■ **Directive**:
Reproduce the material below line by line, beginning with its first line and ending with the line that contains "const yTicks = [0, 0.2, 0.4, 0.6, 0.8, 1];"; leave out pictures.

■ **Records provided**:
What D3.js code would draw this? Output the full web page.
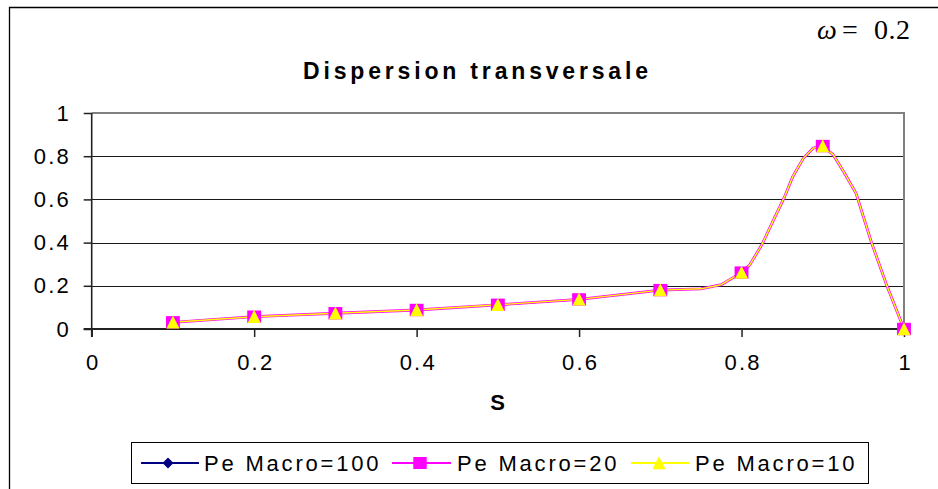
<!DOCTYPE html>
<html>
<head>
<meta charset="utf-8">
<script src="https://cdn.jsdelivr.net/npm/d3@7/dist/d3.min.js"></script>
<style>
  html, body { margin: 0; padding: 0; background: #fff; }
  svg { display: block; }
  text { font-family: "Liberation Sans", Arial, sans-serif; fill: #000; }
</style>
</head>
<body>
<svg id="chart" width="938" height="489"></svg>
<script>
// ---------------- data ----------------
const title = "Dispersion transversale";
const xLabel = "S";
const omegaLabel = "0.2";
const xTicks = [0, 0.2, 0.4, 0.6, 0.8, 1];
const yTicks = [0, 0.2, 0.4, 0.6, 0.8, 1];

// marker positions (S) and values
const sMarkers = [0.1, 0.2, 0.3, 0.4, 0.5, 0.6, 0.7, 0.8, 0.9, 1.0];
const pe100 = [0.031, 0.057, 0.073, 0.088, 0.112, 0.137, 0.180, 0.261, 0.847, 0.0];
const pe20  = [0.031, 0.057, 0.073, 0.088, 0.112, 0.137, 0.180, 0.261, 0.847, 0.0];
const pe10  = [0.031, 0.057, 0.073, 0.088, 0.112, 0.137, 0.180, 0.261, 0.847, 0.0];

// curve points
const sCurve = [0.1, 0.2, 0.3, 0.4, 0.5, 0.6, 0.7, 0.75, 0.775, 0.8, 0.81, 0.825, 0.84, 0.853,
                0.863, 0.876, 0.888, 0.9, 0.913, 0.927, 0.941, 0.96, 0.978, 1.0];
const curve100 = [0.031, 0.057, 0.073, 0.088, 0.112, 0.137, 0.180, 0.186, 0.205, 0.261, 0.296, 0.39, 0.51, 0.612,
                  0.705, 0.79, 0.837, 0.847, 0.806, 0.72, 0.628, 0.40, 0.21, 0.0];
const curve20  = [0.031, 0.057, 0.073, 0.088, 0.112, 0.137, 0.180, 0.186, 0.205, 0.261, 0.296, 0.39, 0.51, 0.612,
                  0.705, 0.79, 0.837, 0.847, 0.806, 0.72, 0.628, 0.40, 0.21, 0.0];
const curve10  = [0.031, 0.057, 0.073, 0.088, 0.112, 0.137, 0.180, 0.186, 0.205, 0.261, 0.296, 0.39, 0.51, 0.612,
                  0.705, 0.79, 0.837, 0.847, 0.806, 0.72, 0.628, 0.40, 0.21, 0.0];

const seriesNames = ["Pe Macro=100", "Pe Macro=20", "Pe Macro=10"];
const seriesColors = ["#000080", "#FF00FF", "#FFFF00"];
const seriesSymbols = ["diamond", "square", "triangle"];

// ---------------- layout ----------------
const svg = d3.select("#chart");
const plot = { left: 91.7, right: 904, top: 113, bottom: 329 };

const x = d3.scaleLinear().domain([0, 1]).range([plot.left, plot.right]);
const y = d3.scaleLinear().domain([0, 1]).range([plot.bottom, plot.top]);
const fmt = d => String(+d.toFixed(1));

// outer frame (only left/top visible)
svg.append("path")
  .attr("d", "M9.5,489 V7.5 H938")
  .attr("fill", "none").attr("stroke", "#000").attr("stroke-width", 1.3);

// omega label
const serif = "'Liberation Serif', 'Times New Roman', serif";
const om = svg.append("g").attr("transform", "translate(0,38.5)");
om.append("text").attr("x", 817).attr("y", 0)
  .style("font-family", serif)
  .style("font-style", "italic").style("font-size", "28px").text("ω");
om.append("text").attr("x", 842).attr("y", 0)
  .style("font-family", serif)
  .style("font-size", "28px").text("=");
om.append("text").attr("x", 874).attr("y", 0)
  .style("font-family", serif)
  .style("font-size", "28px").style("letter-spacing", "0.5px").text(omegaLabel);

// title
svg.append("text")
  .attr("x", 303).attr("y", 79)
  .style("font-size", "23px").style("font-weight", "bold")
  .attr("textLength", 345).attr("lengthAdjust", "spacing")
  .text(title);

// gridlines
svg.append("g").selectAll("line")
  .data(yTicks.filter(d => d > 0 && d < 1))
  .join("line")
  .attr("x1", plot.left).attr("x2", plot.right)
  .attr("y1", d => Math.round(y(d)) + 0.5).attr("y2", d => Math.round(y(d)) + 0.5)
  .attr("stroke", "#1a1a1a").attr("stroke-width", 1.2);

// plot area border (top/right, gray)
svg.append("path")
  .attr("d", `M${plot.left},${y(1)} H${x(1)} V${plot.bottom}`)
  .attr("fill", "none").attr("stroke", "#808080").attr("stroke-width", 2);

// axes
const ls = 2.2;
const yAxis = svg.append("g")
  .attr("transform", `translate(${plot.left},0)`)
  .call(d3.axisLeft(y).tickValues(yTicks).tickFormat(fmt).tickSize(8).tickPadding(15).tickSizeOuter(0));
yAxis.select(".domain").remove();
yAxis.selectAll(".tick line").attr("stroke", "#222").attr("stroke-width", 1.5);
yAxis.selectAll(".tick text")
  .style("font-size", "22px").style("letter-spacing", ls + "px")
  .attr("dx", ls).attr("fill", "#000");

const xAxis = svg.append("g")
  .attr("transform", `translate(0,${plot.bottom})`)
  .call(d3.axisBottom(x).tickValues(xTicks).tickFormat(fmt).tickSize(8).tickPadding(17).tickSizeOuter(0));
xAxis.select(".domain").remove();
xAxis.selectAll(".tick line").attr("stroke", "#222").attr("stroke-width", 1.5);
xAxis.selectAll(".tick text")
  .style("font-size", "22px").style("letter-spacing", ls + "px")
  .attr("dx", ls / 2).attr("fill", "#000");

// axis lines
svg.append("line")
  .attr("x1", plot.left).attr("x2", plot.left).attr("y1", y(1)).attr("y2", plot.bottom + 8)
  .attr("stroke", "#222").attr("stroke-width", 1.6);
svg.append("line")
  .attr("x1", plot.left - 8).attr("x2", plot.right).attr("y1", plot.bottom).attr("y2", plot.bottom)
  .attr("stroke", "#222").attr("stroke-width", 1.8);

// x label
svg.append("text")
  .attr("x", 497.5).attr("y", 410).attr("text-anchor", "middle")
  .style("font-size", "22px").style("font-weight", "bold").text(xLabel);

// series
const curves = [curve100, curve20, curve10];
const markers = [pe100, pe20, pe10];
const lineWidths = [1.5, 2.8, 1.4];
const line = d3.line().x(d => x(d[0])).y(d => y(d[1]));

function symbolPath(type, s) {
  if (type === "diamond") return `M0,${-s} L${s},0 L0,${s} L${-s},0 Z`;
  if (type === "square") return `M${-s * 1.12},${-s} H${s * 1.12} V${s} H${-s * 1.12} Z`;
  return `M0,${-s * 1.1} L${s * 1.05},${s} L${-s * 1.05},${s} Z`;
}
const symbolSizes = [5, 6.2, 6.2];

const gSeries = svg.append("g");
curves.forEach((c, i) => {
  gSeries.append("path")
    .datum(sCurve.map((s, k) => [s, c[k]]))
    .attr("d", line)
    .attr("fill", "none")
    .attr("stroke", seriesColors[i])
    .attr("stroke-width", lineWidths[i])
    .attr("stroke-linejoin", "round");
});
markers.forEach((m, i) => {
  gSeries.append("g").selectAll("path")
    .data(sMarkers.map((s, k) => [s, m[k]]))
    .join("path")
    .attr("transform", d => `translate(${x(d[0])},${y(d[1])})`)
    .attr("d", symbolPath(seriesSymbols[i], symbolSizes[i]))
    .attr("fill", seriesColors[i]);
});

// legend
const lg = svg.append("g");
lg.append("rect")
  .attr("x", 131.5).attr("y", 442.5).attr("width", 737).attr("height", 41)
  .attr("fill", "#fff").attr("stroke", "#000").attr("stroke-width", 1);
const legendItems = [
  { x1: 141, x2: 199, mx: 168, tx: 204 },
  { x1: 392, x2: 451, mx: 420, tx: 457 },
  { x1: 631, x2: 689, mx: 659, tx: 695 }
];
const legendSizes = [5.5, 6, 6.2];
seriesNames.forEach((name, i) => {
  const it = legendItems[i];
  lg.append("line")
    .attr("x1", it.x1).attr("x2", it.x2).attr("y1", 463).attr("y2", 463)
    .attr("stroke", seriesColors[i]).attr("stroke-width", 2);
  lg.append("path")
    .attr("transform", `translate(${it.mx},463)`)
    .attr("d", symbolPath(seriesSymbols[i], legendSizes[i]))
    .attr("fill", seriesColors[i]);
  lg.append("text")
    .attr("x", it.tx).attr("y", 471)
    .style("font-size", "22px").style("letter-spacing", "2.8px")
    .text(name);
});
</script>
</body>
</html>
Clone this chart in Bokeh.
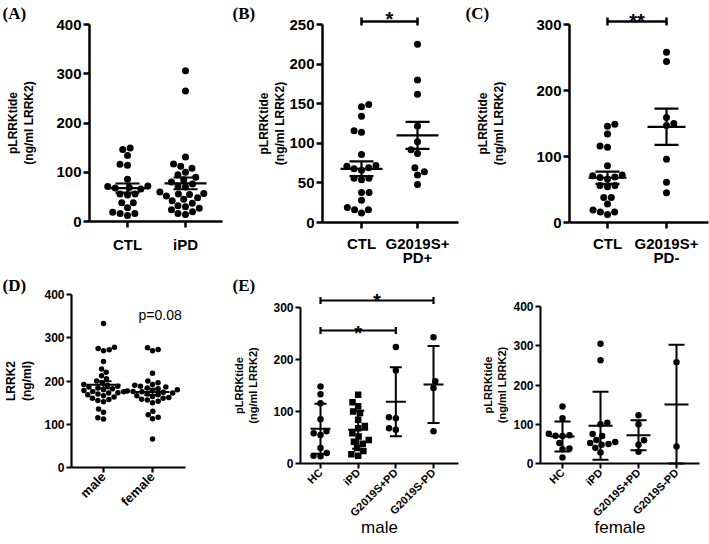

■ **Answer to this task**:
What D3.js code would draw this? Output the full web page.
<!DOCTYPE html>
<html>
<head>
<meta charset="utf-8">
<script src="https://cdn.jsdelivr.net/npm/d3@7/dist/d3.min.js"></script>
<style>
  html, body { margin: 0; padding: 0; background: #fff; }
  svg { display: block; }
  text { font-family: "Liberation Sans", Arial, sans-serif; fill: #000; }
</style>
</head>
<body>
<svg id="chart" width="938" height="489"></svg>
<script>
// ---------------- data ----------------
const title = "Dispersion transversale";
const xLabel = "S";
const omegaLabel = "0.2";
const xTicks = [0, 0.2, 0.4, 0.6, 0.8, 1];
const yTicks = [0, 0.2, 0.4, 0.6, 0.8, 1];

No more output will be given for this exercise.